● **Task goal**
Find how many lines hold the word "chart" and give that number only.

● **Dataset extract**
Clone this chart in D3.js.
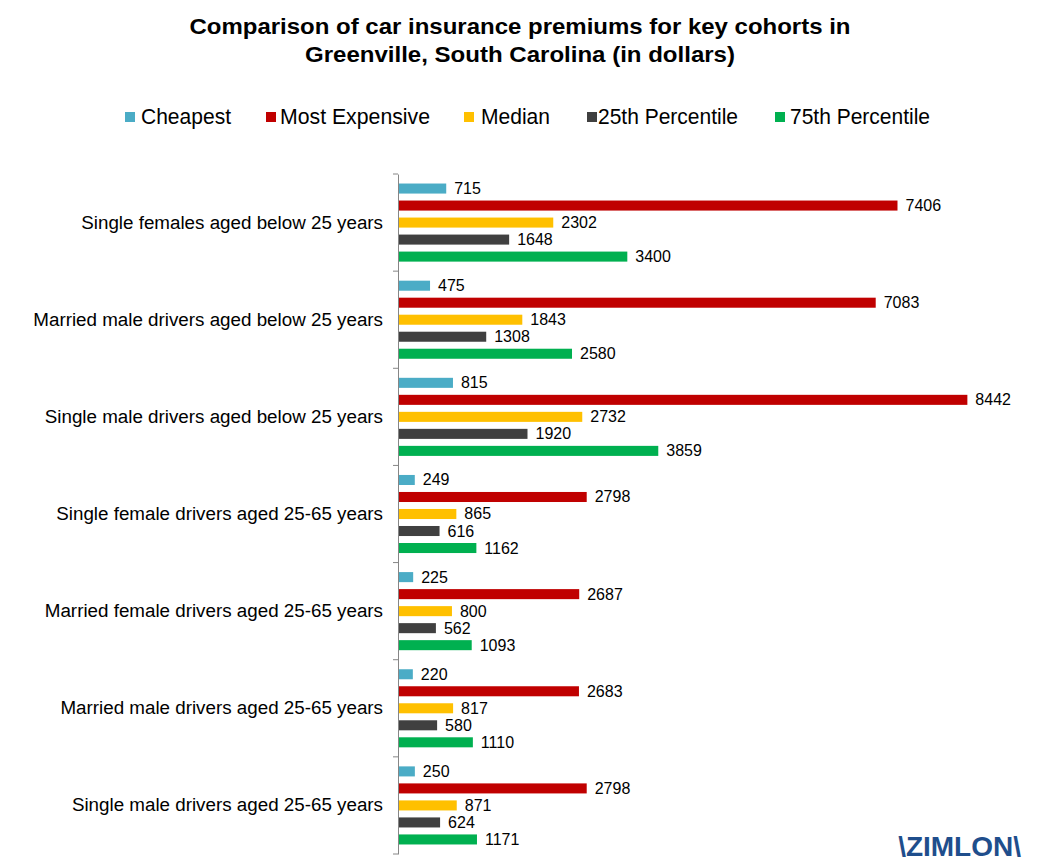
<!DOCTYPE html>
<html>
<head>
<meta charset="utf-8">
<script src="https://cdn.jsdelivr.net/npm/d3@7"></script>
<style>
  body { margin: 0; background: #fff; }
  svg { font-family: "Liberation Sans", Arial, sans-serif; }
</style>
</head>
<body>
<div id="chart"></div>
<script>
// Data
const categories = [
  "Single females aged below 25 years",
  "Married male drivers aged below 25 years",
  "Single male drivers aged below 25 years",
  "Single female drivers aged 25-65 years",
  "Married female drivers aged 25-65 years",
  "Married male drivers aged 25-65 years",
  "Single male drivers aged 25-65 years"
];
const seriesNames = ["Cheapest", "Most Expensive", "Median", "25th Percentile", "75th Percentile"];
const cheapest = [715, 475, 815, 249, 225, 220, 250];
const mostExpensive = [7406, 7083, 8442, 2798, 2687, 2683, 2798];
const median = [2302, 1843, 2732, 865, 800, 817, 871];
const pct25 = [1648, 1308, 1920, 616, 562, 580, 624];
const pct75 = [3400, 2580, 3859, 1162, 1093, 1110, 1171];
const colors = ["#4BACC6", "#C00000", "#FFC000", "#404040", "#00B050"];

const values = [cheapest, mostExpensive, median, pct25, pct75];

const width = 1042;
const height = 866;
const margin = { top: 174, right: 37, bottom: 12, left: 398 };

const svg = d3.select("#chart")
  .append("svg")
  .attr("width", width)
  .attr("height", height);

// Scales
const x = d3.scaleLinear()
  .domain([0, 9000])
  .range([margin.left, width - margin.right]);

const y = d3.scaleBand()
  .domain(categories)
  .range([margin.top, height - margin.bottom]);

const ySub = d3.scaleBand()
  .domain(seriesNames)
  .range([0, y.bandwidth()])
  .paddingInner(0.41)
  .paddingOuter(0.56);

// Title (two lines, stretched a little like the original)
const titleLines = ["Comparison of car insurance premiums for key cohorts in",
                    "Greenville, South Carolina (in dollars)"];
const titleWidths = [661, 430];
svg.append("g")
  .selectAll("text")
  .data(titleLines)
  .enter()
  .append("text")
  .attr("x", 520)
  .attr("y", (d, i) => 34 + i * 28)
  .attr("text-anchor", "middle")
  .attr("font-size", "22px")
  .attr("font-weight", "bold")
  .attr("textLength", (d, i) => titleWidths[i])
  .attr("lengthAdjust", "spacingAndGlyphs")
  .text(d => d);

// Legend
const legendBoxX = [125, 266, 464, 587, 775];
const legendTextX = [141, 280, 481, 598, 790];
const legendTextW = [90, 150, 69, 140, 140];
const legend = svg.append("g");
seriesNames.forEach((name, i) => {
  legend.append("rect")
    .attr("x", legendBoxX[i]).attr("y", 112)
    .attr("width", 10).attr("height", 10)
    .attr("fill", colors[i]);
  legend.append("text")
    .attr("x", legendTextX[i])
    .attr("y", 124)
    .attr("font-size", "22px")
    .attr("textLength", legendTextW[i])
    .attr("lengthAdjust", "spacingAndGlyphs")
    .text(name);
});

// Bars
const groups = svg.append("g")
  .selectAll("g")
  .data(categories)
  .enter()
  .append("g")
  .attr("transform", d => `translate(0,${y(d)})`);

seriesNames.forEach((name, s) => {
  groups.append("rect")
    .attr("x", x(0))
    .attr("y", ySub(name))
    .attr("width", (d, i) => x(values[s][i]) - x(0))
    .attr("height", ySub.bandwidth())
    .attr("fill", colors[s]);

  groups.append("text")
    .attr("x", (d, i) => x(values[s][i]) + 8)
    .attr("y", ySub(name) + ySub.bandwidth() / 2)
    .attr("dominant-baseline", "central")
    .attr("font-size", "16px")
    .attr("fill", "#000")
    .text((d, i) => values[s][i]);
});

// Y axis
const yAxis = svg.append("g")
  .attr("transform", `translate(${margin.left},0)`)
  .call(d3.axisLeft(y).tickSize(0).tickPadding(15));
yAxis.select(".domain").attr("stroke", "#868686");
yAxis.selectAll("text")
  .attr("font-size", "18.8px")
  .attr("font-family", "Liberation Sans, Arial, sans-serif")
  .attr("fill", "#000");

// Group boundary ticks
const boundaries = categories.map(c => y(c)).concat([y(categories[categories.length - 1]) + y.step()]);
svg.append("g")
  .selectAll("line")
  .data(boundaries)
  .enter()
  .append("line")
  .attr("x1", margin.left - 5)
  .attr("x2", margin.left)
  .attr("y1", d => d)
  .attr("y2", d => d)
  .attr("stroke", "#868686");

// Logo
svg.append("text")
  .attr("x", 1021)
  .attr("y", 856)
  .attr("text-anchor", "end")
  .attr("font-size", "28px")
  .attr("font-weight", "bold")
  .attr("fill", "#1F4E8C")
  .text("\\ZIMLON\\");
</script>
</body>
</html>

● **Task result**
3